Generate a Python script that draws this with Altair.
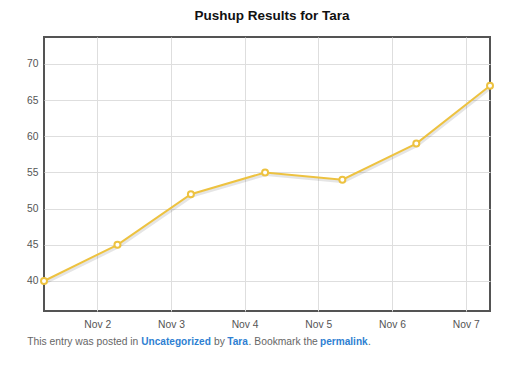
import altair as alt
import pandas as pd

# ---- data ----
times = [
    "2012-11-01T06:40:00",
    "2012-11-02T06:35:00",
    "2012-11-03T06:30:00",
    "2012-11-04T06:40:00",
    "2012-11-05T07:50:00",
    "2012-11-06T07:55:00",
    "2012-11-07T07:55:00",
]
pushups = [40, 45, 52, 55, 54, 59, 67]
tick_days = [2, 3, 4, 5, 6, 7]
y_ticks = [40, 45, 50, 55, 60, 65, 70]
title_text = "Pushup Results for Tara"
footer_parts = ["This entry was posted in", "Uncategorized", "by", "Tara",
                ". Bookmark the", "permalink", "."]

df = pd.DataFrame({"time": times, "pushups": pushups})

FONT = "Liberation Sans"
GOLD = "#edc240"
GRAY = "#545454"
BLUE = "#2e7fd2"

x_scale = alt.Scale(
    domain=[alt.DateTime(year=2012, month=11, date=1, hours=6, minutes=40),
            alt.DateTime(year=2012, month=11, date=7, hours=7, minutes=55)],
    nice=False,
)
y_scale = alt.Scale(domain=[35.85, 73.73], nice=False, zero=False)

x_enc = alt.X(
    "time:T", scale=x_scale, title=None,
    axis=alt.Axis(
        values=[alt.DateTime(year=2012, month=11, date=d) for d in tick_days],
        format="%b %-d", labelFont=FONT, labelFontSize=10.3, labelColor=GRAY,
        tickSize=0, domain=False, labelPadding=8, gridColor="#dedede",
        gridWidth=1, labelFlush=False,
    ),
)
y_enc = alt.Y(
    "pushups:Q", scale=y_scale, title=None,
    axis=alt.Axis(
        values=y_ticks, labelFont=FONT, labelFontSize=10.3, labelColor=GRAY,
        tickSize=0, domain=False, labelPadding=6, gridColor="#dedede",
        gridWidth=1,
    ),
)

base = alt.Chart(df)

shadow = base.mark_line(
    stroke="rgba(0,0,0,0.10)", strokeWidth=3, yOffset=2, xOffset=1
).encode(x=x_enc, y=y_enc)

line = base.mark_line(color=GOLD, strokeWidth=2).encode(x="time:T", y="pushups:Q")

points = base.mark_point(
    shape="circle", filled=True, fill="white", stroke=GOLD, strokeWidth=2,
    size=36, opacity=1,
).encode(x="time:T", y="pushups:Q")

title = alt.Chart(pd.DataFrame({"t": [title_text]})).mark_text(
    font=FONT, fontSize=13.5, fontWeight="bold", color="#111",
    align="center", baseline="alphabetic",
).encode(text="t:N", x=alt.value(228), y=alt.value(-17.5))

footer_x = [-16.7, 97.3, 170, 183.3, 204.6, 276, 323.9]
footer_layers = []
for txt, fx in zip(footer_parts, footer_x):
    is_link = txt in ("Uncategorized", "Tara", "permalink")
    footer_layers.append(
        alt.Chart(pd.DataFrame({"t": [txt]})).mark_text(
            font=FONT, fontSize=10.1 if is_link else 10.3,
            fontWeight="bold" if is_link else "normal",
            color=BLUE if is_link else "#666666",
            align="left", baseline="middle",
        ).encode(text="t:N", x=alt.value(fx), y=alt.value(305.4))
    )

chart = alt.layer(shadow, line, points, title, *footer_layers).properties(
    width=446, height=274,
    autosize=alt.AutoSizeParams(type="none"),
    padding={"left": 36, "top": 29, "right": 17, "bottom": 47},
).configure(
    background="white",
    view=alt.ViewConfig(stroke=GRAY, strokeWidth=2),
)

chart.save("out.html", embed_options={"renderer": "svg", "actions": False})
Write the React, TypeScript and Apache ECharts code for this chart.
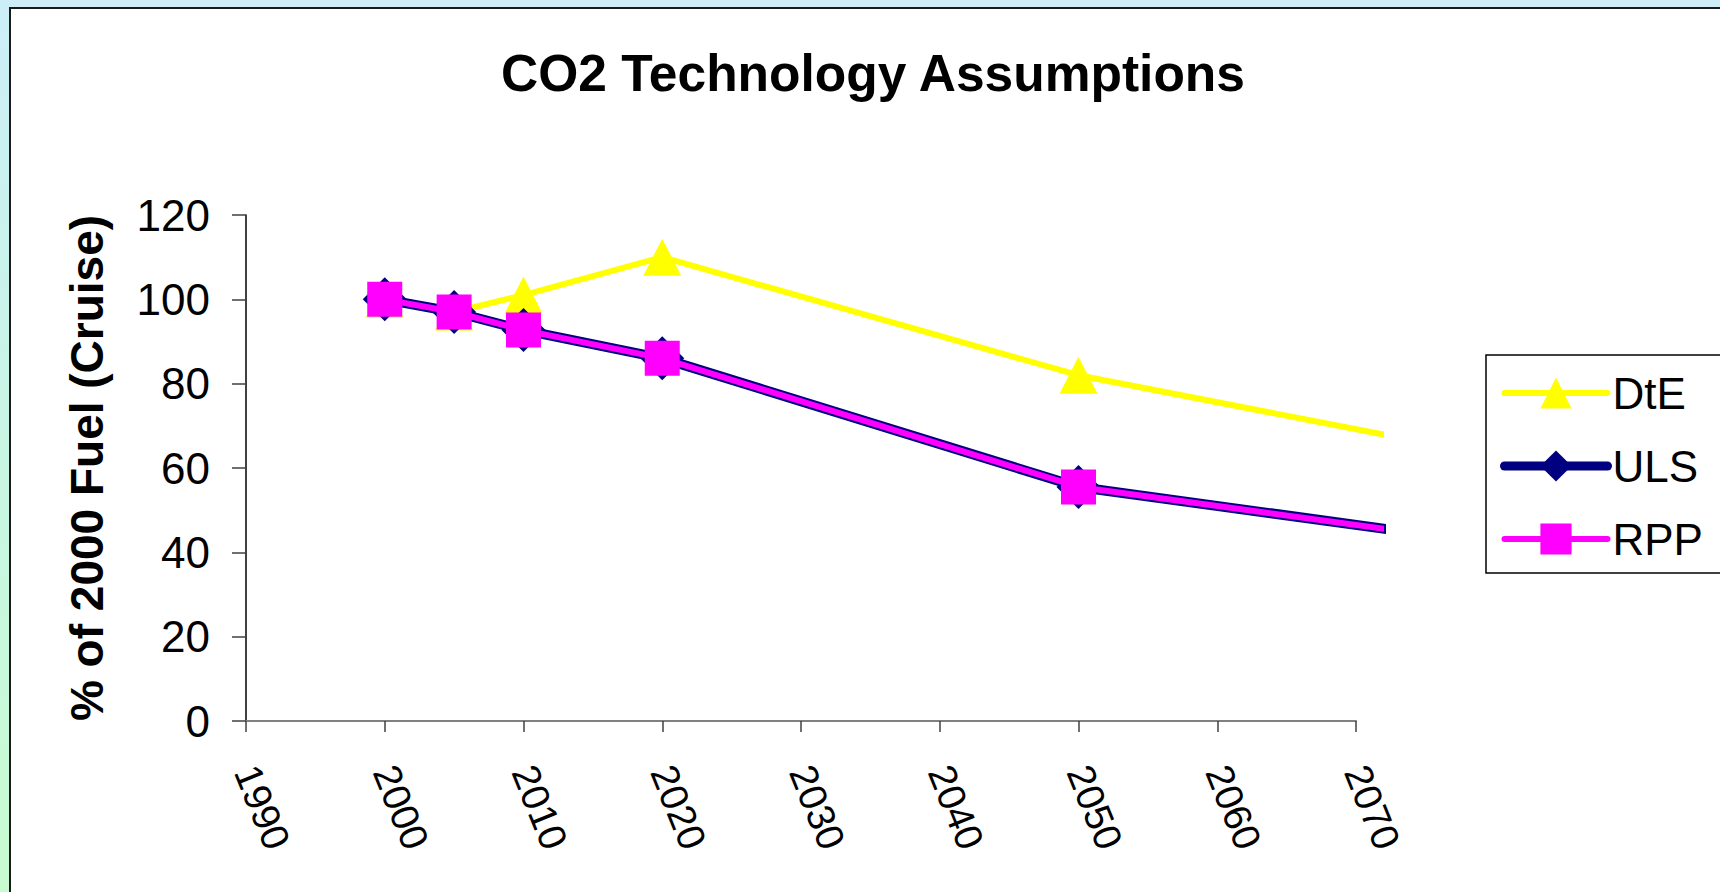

■ Required task ■
Every entry above is to be set down exactly; the pictures are to be left out.

■ Correct response ■
Generate a Python script that draws this with Altair.
import altair as alt
import pandas as pd

# ---- data ----
times = [
    "2012-11-01T06:40:00",
    "2012-11-02T06:35:00",
    "2012-11-03T06:30:00",
    "2012-11-04T06:40:00",
    "2012-11-05T07:50:00",
    "2012-11-06T07:55:00",
    "2012-11-07T07:55:00",
]
pushups = [40, 45, 52, 55, 54, 59, 67]
tick_days = [2, 3, 4, 5, 6, 7]
y_ticks = [40, 45, 50, 55, 60, 65, 70]
title_text = "Pushup Results for Tara"
footer_parts = ["This entry was posted in", "Uncategorized", "by", "Tara",
                ". Bookmark the", "permalink", "."]

df = pd.DataFrame({"time": times, "pushups": pushups})

FONT = "Liberation Sans"
GOLD = "#edc240"
GRAY = "#545454"
BLUE = "#2e7fd2"

x_scale = alt.Scale(
    domain=[alt.DateTime(year=2012, month=11, date=1, hours=6, minutes=40),
            alt.DateTime(year=2012, month=11, date=7, hours=7, minutes=55)],
    nice=False,
)
y_scale = alt.Scale(domain=[35.85, 73.73], nice=False, zero=False)

x_enc = alt.X(
    "time:T", scale=x_scale, title=None,
    axis=alt.Axis(
        values=[alt.DateTime(year=2012, month=11, date=d) for d in tick_days],
        format="%b %-d", labelFont=FONT, labelFontSize=10.3, labelColor=GRAY,
        tickSize=0, domain=False, labelPadding=8, gridColor="#dedede",
        gridWidth=1, labelFlush=False,
    ),
)
y_enc = alt.Y(
    "pushups:Q", scale=y_scale, title=None,
    axis=alt.Axis(
        values=y_ticks, labelFont=FONT, labelFontSize=10.3, labelColor=GRAY,
        tickSize=0, domain=False, labelPadding=6, gridColor="#dedede",
        gridWidth=1,
    ),
)

base = alt.Chart(df)

shadow = base.mark_line(
    stroke="rgba(0,0,0,0.10)", strokeWidth=3, yOffset=2, xOffset=1
).encode(x=x_enc, y=y_enc)

line = base.mark_line(color=GOLD, strokeWidth=2).encode(x="time:T", y="pushups:Q")

points = base.mark_point(
    shape="circle", filled=True, fill="white", stroke=GOLD, strokeWidth=2,
    size=36, opacity=1,
).encode(x="time:T", y="pushups:Q")

title = alt.Chart(pd.DataFrame({"t": [title_text]})).mark_text(
    font=FONT, fontSize=13.5, fontWeight="bold", color="#111",
    align="center", baseline="alphabetic",
).encode(text="t:N", x=alt.value(228), y=alt.value(-17.5))

footer_x = [-16.7, 97.3, 170, 183.3, 204.6, 276, 323.9]
footer_layers = []
for txt, fx in zip(footer_parts, footer_x):
    is_link = txt in ("Uncategorized", "Tara", "permalink")
    footer_layers.append(
        alt.Chart(pd.DataFrame({"t": [txt]})).mark_text(
            font=FONT, fontSize=10.1 if is_link else 10.3,
            fontWeight="bold" if is_link else "normal",
            color=BLUE if is_link else "#666666",
            align="left", baseline="middle",
        ).encode(text="t:N", x=alt.value(fx), y=alt.value(305.4))
    )

chart = alt.layer(shadow, line, points, title, *footer_layers).properties(
    width=446, height=274,
    autosize=alt.AutoSizeParams(type="none"),
    padding={"left": 36, "top": 29, "right": 17, "bottom": 47},
).configure(
    background="white",
    view=alt.ViewConfig(stroke=GRAY, strokeWidth=2),
)

chart.save("out.html", embed_options={"renderer": "svg", "actions": False})
Write the React, TypeScript and Apache ECharts code for this chart.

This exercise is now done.